═════ DATA SHOWN

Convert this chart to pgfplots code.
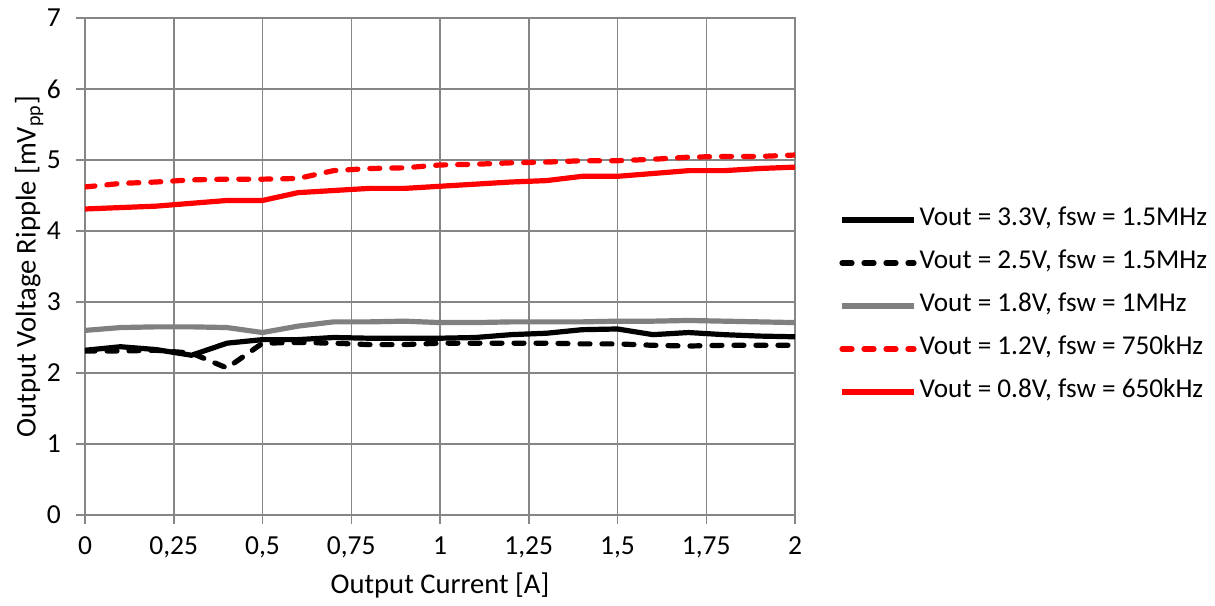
\documentclass[border=0pt]{standalone}
\usepackage{fontspec}
\setmainfont{Carlito}
\usepackage{pgfplots}
\usepackage{pgfplotstable}
\pgfplotsset{compat=1.18}

\pgfplotstableread{
x    va    vb    vc    vd    ve
0.0  2.32  2.31  2.60  4.62  4.31
0.1  2.37  2.31  2.64  4.67  4.33
0.2  2.33  2.32  2.65  4.69  4.35
0.3  2.25  2.28  2.65  4.72  4.39
0.4  2.42  2.07  2.64  4.73  4.43
0.5  2.47  2.42  2.57  4.73  4.43
0.6  2.47  2.43  2.66  4.74  4.54
0.7  2.50  2.42  2.72  4.85  4.57
0.8  2.49  2.40  2.72  4.88  4.60
0.9  2.49  2.40  2.73  4.89  4.60
1.0  2.49  2.42  2.71  4.93  4.63
1.1  2.50  2.42  2.71  4.94  4.66
1.2  2.54  2.42  2.72  4.96  4.69
1.3  2.56  2.42  2.72  4.97  4.71
1.4  2.61  2.41  2.72  4.99  4.77
1.5  2.62  2.41  2.73  4.99  4.77
1.6  2.54  2.39  2.73  5.01  4.81
1.7  2.57  2.38  2.74  5.04  4.85
1.8  2.54  2.39  2.73  5.05  4.85
1.9  2.52  2.39  2.72  5.05  4.88
2.0  2.51  2.39  2.71  5.07  4.90
}\ripple

\definecolor{gridgray}{RGB}{134,134,134}
\definecolor{sergray}{RGB}{128,128,128}

\begin{document}
\begin{tikzpicture}
\begin{axis}[
  name=ax,
  scale only axis,
  width=355pt, height=248.5pt,
  xmin=0, xmax=2, ymin=0, ymax=7,
  xtick={0,0.25,...,2}, ytick={0,1,...,7},
  xticklabels={0,{0,25},{0,5},{0,75},1,{1,25},{1,5},{1,75},2},
  xtick pos=bottom, ytick pos=left,
  tick align=outside,
  major tick length=4.5pt,
  tick style={gridgray, line width=0.75pt},
  grid=major,
  major grid style={gridgray, line width=0.75pt},
  axis line style={gridgray, line width=0.75pt},
  /pgf/number format/assume math mode=true,
  ticklabel style={font=\fontsize{13.75}{16}\selectfont},
  xticklabel style={yshift=-3pt},
  yticklabel style={xshift=-4pt},
  xlabel={Output Current [A]},
  ylabel={Output Voltage Ripple [mV\textsubscript{pp}]},
  label style={font=\fontsize{14.3}{17}\selectfont},
  xlabel style={yshift=-0.5pt},
  ylabel style={yshift=-5pt},
  legend image code/.code={\draw[#1] (0pt,0pt) -- (36pt,0pt);},
  legend style={
    draw=none, fill=none,
    at={(rel axis cs:1,0.4286)}, anchor=west, xshift=22pt, yshift=-2pt,
    inner sep=0pt, row sep=6.5pt,
    font=\fontsize{13.6}{16}\selectfont,
    nodes={inner sep=1.5pt, text height=9pt, text depth=3pt},
    legend cell align=left,
  },
]
\addplot[black, line width=2.6pt, line join=round] table[x=x, y=va] {\ripple};
\addplot[black, line width=2.6pt, line cap=round, line join=round, dash pattern=on 5pt off 6pt] table[x=x, y=vb] {\ripple};
\addplot[sergray, line width=2.6pt, line join=round] table[x=x, y=vc] {\ripple};
\addplot[red, line width=2.6pt, line cap=round, line join=round, dash pattern=on 5pt off 6pt] table[x=x, y=vd] {\ripple};
\addplot[red, line width=2.6pt, line join=round] table[x=x, y=ve] {\ripple};
\legend{{Vout = 3.3V, fsw = 1.5MHz},{Vout = 2.5V, fsw = 1.5MHz},{Vout = 1.8V, fsw = 1MHz},{Vout = 1.2V, fsw = 750kHz},{Vout = 0.8V, fsw = 650kHz}}
\end{axis}
\path (ax.south west) ++(-42.5pt,-45pt) rectangle ++(607.5pt,302.5pt);
\end{tikzpicture}
\end{document}
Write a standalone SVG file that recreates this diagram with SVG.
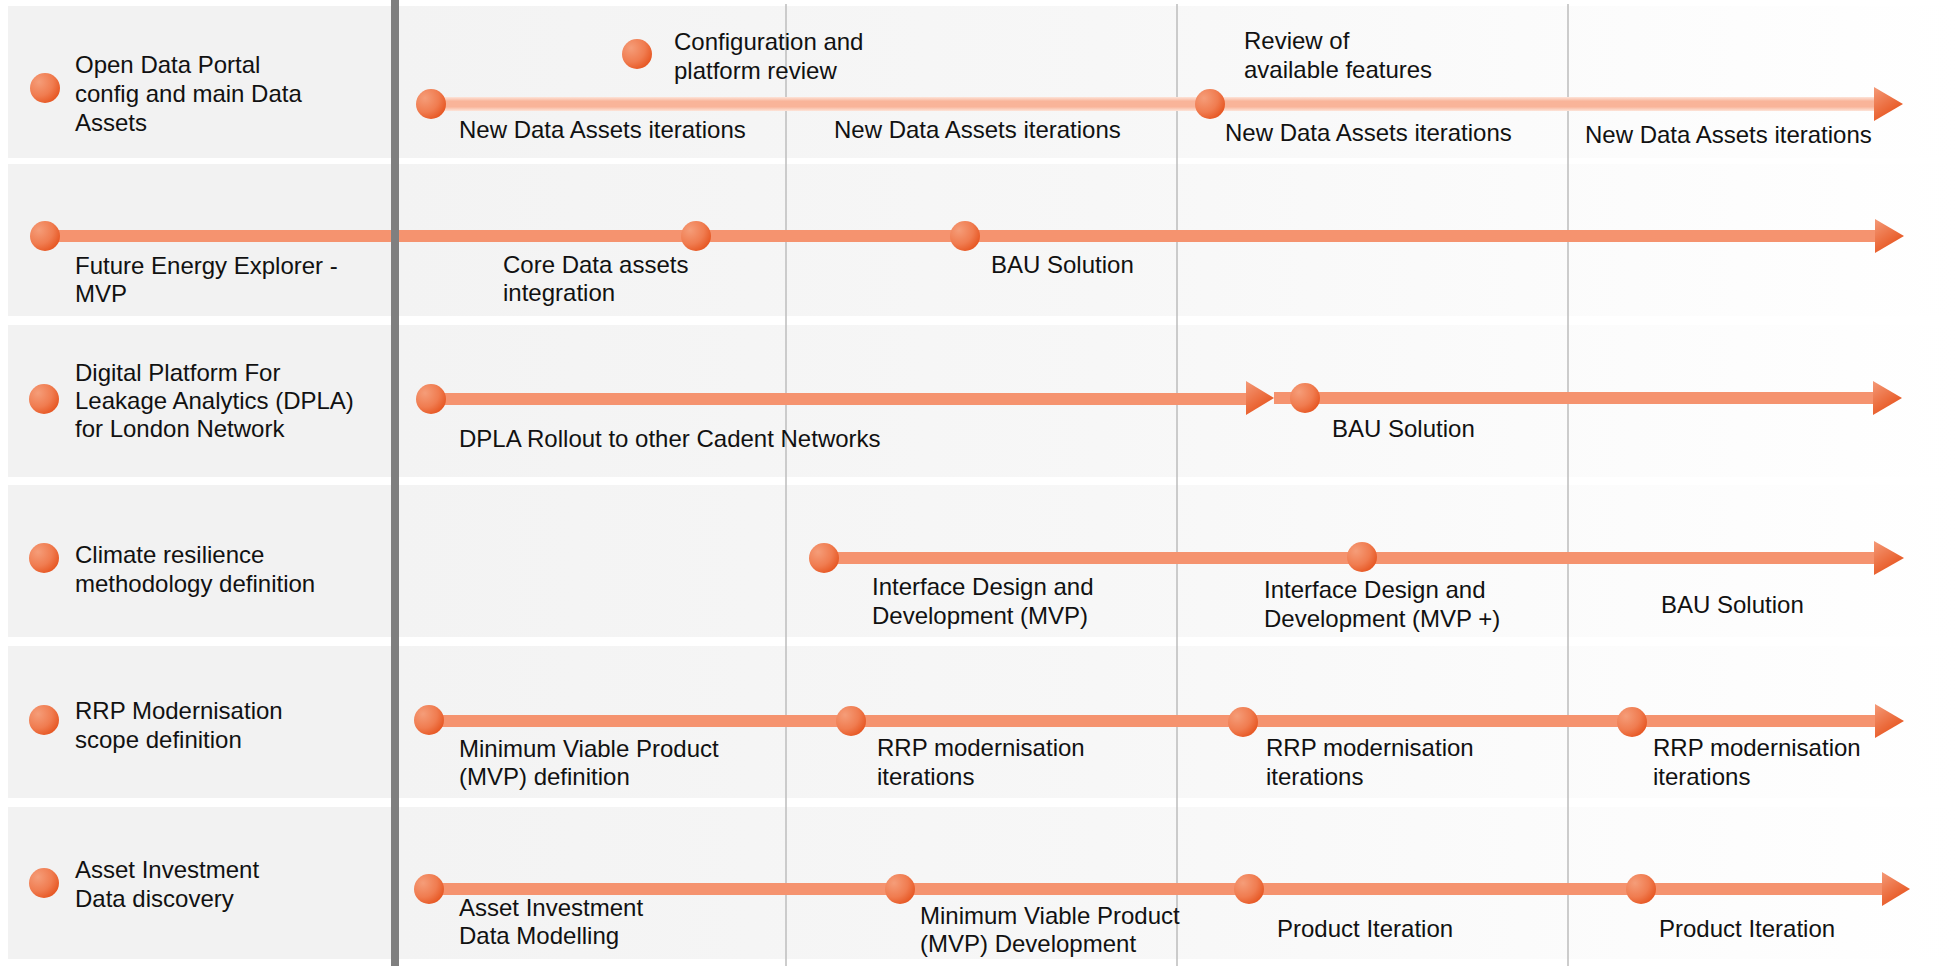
<svg xmlns="http://www.w3.org/2000/svg" width="1959" height="966" viewBox="0 0 1959 966">
  <defs>
    <style>
      text { font-family: "Liberation Sans", Arial, sans-serif; font-size: 24px; fill: #111111; }
      .panel { fill: #f2f2f2; }
      .lane { fill: url(#laneFade); }
      .dot { fill: url(#dotGrad); }
      .bar { fill: #f5936f; }
      .bar-pale { fill: url(#paleBar); }
      .head { fill: url(#headGrad); }
      .grid { stroke: #bdbdbd; stroke-width: 1.5; }
      .divider { stroke: #7f7f7f; stroke-width: 8; }
    </style>
    <linearGradient id="laneFade" x1="399" y1="0" x2="1959" y2="0" gradientUnits="userSpaceOnUse">
      <stop offset="0" stop-color="#f3f3f3"/>
      <stop offset="0.45" stop-color="#f7f7f7"/>
      <stop offset="0.72" stop-color="#fbfbfb"/>
      <stop offset="1" stop-color="#ffffff"/>
    </linearGradient>
    <radialGradient id="dotGrad" cx="0.3" cy="0.3" r="0.85" fx="0.3" fy="0.3">
      <stop offset="0" stop-color="#f59d79"/>
      <stop offset="0.55" stop-color="#f07c50"/>
      <stop offset="1" stop-color="#e44d17"/>
    </radialGradient>
    <linearGradient id="headGrad" x1="0" y1="0" x2="0.6" y2="1">
      <stop offset="0" stop-color="#f49a78"/>
      <stop offset="1" stop-color="#e64f18"/>
    </linearGradient>
    <linearGradient id="paleBar" x1="0" y1="0" x2="0" y2="1">
      <stop offset="0" stop-color="#fde4d9"/>
      <stop offset="0.3" stop-color="#f9b499"/>
      <stop offset="0.7" stop-color="#f9b499"/>
      <stop offset="1" stop-color="#fde4d9"/>
    </linearGradient>
  </defs>

  <rect width="1959" height="966" fill="#ffffff"/>

  <!-- lane backgrounds -->
  <g id="lanes">
    <rect class="panel" x="8" y="6" width="383" height="152"/>
    <rect class="lane" x="399" y="6" width="1560" height="152"/>
    <rect class="panel" x="8" y="164" width="383" height="152"/>
    <rect class="lane" x="399" y="164" width="1560" height="152"/>
    <rect class="panel" x="8" y="325" width="383" height="152"/>
    <rect class="lane" x="399" y="325" width="1560" height="152"/>
    <rect class="panel" x="8" y="485" width="383" height="152"/>
    <rect class="lane" x="399" y="485" width="1560" height="152"/>
    <rect class="panel" x="8" y="646" width="383" height="152"/>
    <rect class="lane" x="399" y="646" width="1560" height="152"/>
    <rect class="panel" x="8" y="807" width="383" height="152"/>
    <rect class="lane" x="399" y="807" width="1560" height="152"/>
  </g>

  <!-- period grid -->
  <g id="grid">
    <line class="grid" x1="786" y1="4" x2="786" y2="966"/>
    <line class="grid" x1="1177" y1="4" x2="1177" y2="966"/>
    <line class="grid" x1="1568" y1="4" x2="1568" y2="966"/>
  </g>

  <!-- timelines -->
  <g id="connectors">
    <rect class="bar-pale" x="431" y="97" width="1444" height="14"/>
    <polygon class="head" points="1874,87 1903,104 1874,121"/>

    <rect class="bar" x="45" y="230" width="1831" height="12"/>
    <polygon class="head" points="1875,219 1904,236 1875,253"/>

    <rect class="bar" x="431" y="393" width="816" height="12"/>
    <polygon class="head" points="1246,381 1274,398 1246,415"/>
    <rect class="bar" x="1274" y="392" width="600" height="12"/>
    <polygon class="head" points="1873,381 1902,398 1873,415"/>

    <rect class="bar" x="824" y="552" width="1051" height="12"/>
    <polygon class="head" points="1874,541 1904,558 1874,575"/>

    <rect class="bar" x="429" y="715" width="1447" height="12"/>
    <polygon class="head" points="1875,704 1904,721 1875,738"/>

    <rect class="bar" x="429" y="883" width="1454" height="12"/>
    <polygon class="head" points="1882,872 1910,889 1882,906"/>
  </g>

  <!-- main divider between titles and timeline -->
  <line class="divider" x1="395" y1="0" x2="395" y2="966"/>

  <g id="row-open-data-portal">
    <circle class="dot" cx="45" cy="88" r="15"/>
    <text x="75" y="73">Open Data Portal</text>
    <text x="75" y="102">config and main Data</text>
    <text x="75" y="131">Assets</text>
    <circle class="dot" cx="637" cy="54" r="15"/>
    <text x="674" y="50">Configuration and</text>
    <text x="674" y="79">platform review</text>
    <circle class="dot" cx="431" cy="104" r="15"/>
    <circle class="dot" cx="1210" cy="104" r="15"/>
    <text x="1244" y="49">Review of</text>
    <text x="1244" y="78">available features</text>
    <text x="459" y="138">New Data Assets iterations</text>
    <text x="834" y="138">New Data Assets iterations</text>
    <text x="1225" y="141">New Data Assets iterations</text>
    <text x="1585" y="143">New Data Assets iterations</text>
  </g>

  <g id="row-future-energy-explorer">
    <circle class="dot" cx="45" cy="236" r="15"/>
    <text x="75" y="274">Future Energy Explorer -</text>
    <text x="75" y="302">MVP</text>
    <circle class="dot" cx="696" cy="236" r="15"/>
    <text x="503" y="273">Core Data assets</text>
    <text x="503" y="301">integration</text>
    <circle class="dot" cx="965" cy="236" r="15"/>
    <text x="991" y="273">BAU Solution</text>
  </g>

  <g id="row-dpla">
    <circle class="dot" cx="44" cy="399" r="15"/>
    <text x="75" y="381">Digital Platform For</text>
    <text x="75" y="409">Leakage Analytics (DPLA)</text>
    <text x="75" y="437">for London Network</text>
    <circle class="dot" cx="431" cy="399" r="15"/>
    <text x="459" y="447">DPLA Rollout to other Cadent Networks</text>
    <circle class="dot" cx="1305" cy="398" r="15"/>
    <text x="1332" y="437">BAU Solution</text>
  </g>

  <g id="row-climate-resilience">
    <circle class="dot" cx="44" cy="558" r="15"/>
    <text x="75" y="563">Climate resilience</text>
    <text x="75" y="592">methodology definition</text>
    <circle class="dot" cx="824" cy="558" r="15"/>
    <text x="872" y="595">Interface Design and</text>
    <text x="872" y="624">Development (MVP)</text>
    <circle class="dot" cx="1362" cy="557" r="15"/>
    <text x="1264" y="598">Interface Design and</text>
    <text x="1264" y="627">Development (MVP +)</text>
    <text x="1661" y="613">BAU Solution</text>
  </g>

  <g id="row-rrp-modernisation">
    <circle class="dot" cx="44" cy="720" r="15"/>
    <text x="75" y="719">RRP Modernisation</text>
    <text x="75" y="748">scope definition</text>
    <circle class="dot" cx="429" cy="720" r="15"/>
    <text x="459" y="757">Minimum Viable Product</text>
    <text x="459" y="785">(MVP) definition</text>
    <circle class="dot" cx="851" cy="721" r="15"/>
    <text x="877" y="756">RRP modernisation</text>
    <text x="877" y="785">iterations</text>
    <circle class="dot" cx="1243" cy="722" r="15"/>
    <text x="1266" y="756">RRP modernisation</text>
    <text x="1266" y="785">iterations</text>
    <circle class="dot" cx="1632" cy="722" r="15"/>
    <text x="1653" y="756">RRP modernisation</text>
    <text x="1653" y="785">iterations</text>
  </g>

  <g id="row-asset-investment">
    <circle class="dot" cx="44" cy="883" r="15"/>
    <text x="75" y="878">Asset Investment</text>
    <text x="75" y="907">Data discovery</text>
    <circle class="dot" cx="429" cy="889" r="15"/>
    <text x="459" y="916">Asset Investment</text>
    <text x="459" y="944">Data Modelling</text>
    <circle class="dot" cx="900" cy="889" r="15"/>
    <text x="920" y="924">Minimum Viable Product</text>
    <text x="920" y="952">(MVP) Development</text>
    <circle class="dot" cx="1249" cy="889" r="15"/>
    <text x="1277" y="937">Product Iteration</text>
    <circle class="dot" cx="1641" cy="889" r="15"/>
    <text x="1659" y="937">Product Iteration</text>
  </g>
</svg>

══════════

__EXERCISE INSTRUCTIONS__
Copy out every line of the data that includes "this".

__EXERCISE RESPONSE__
Convert this chart to pgfplots code.
Write a standalone SVG file that recreates this diagram with SVG.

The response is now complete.